Project Budget and Payment Structure 

The contract should define the budget for the project. The budget should include all development costs and any post-development add-ins around app maintenance and support. 

Additionally, the contract should lay out when payments for services rendered are due. My advice is that you tie payments to project development milestones outlined in the timetable. This way, you align payments with work performed and satisfactorily completed. Payments structures should be part of the negotiation process outlined in Part 1 of the series.  


Clarity on Who Owns the Intellectual Property of the Developed Software 

By default, Intellectual Property belongs to the party who created it, not the party which commissioned it. However, ownership is transferrable by contact. Ideally, a developer should transfer any and all intellectual property rights of the created app over to you. A contract can create this obligation. 


Additional Intellectual Property Matters 

Many developers often utilize open-source software or other created software materials to build a product for a client. This practice leads to two concerns. First, does the developer have permission to utilize said materials for your project? Second, do those materials have limitations on use that would impair your ability to commercialize the finished product? What you want to do in your contract is have the developer responsible for any liability you face due to these issues, i.e., indemnify you. 

Additionally, the best IP defense for early-stage start-ups is leveraging trade secret protections.  A trade secret is the right to protect against the disclosure of information about your business. One protection you can put in place is a non-disclosure clause as part of this agreement. This clause creates a duty for your developer not to disclose information about the engagement and its work product. Another protection is to place a 3 to 5-year non-compete clause, limiting your developer’s ability to use the information learned from working with you to assist a competitor.  


Decision Making, Dispute Management and Resolution 

Often in the development process, decisions impacting timelines, functionality, and budgets have to be made. You and the development team should review these types of decisions. However, the final decisions regarding these topics should come from you. Make sure the contract specifies this process. 

Additionally, there is always the inherent risk that there will be issues with the developer. Following the steps outlined in Part 1 of this series should help limit these issues. However, suppose you still find that delays are occurring and services are not delivered as promised. In that case, the ability to terminate the contract quickly to cut your losses and move on is paramount. Even better is to attach clauses that require any additional incurred development cost under these circumstances beyond what was budgeted for in the contract becomes the developer’s responsibility. 

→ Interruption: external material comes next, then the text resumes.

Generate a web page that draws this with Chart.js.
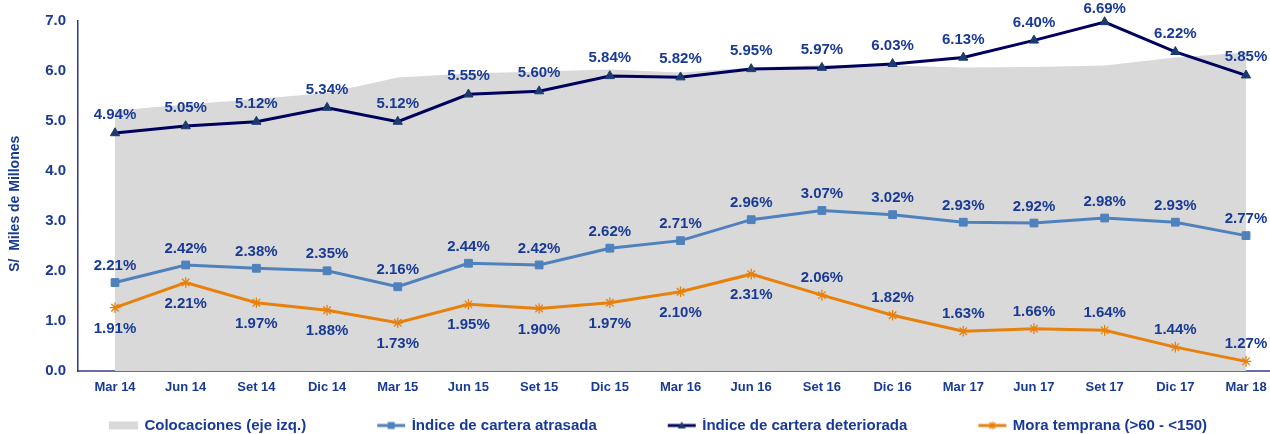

Finally, what law governs this agreement? This choice of law question becomes a significant issue, especially with working with overseas developers without a local contact. Take the time to work with legal counsel to sort this out before signing the contract. You also want to consider if you want to use mediation or arbitration as a more cost-effective method of resolving contractual disputes than going to court. 


Warranties, Support and Maintenance 

Your contract should specify what type of ongoing support, if any, the developer is to provide. The contract should also be clear on what type of maintenance support, if any, is provided post-development. 

More importantly, one should have a warranty on software performance. If everything works out well, your app should work the way the contract says it would, and the developer warrants when they complete the project. You may find post-development glitches with the app. Ideally, you have a warranty in place that would allow issues with the app to be fixed free of charge to you. Even better is to include product testing as part of the development timeline. 


As a final note, when working on these types of agreements, please consult an attorney to ensure your interest is protected. Doing so is vital because issues with app agreements can impact future investors, future business partners, and future business growth.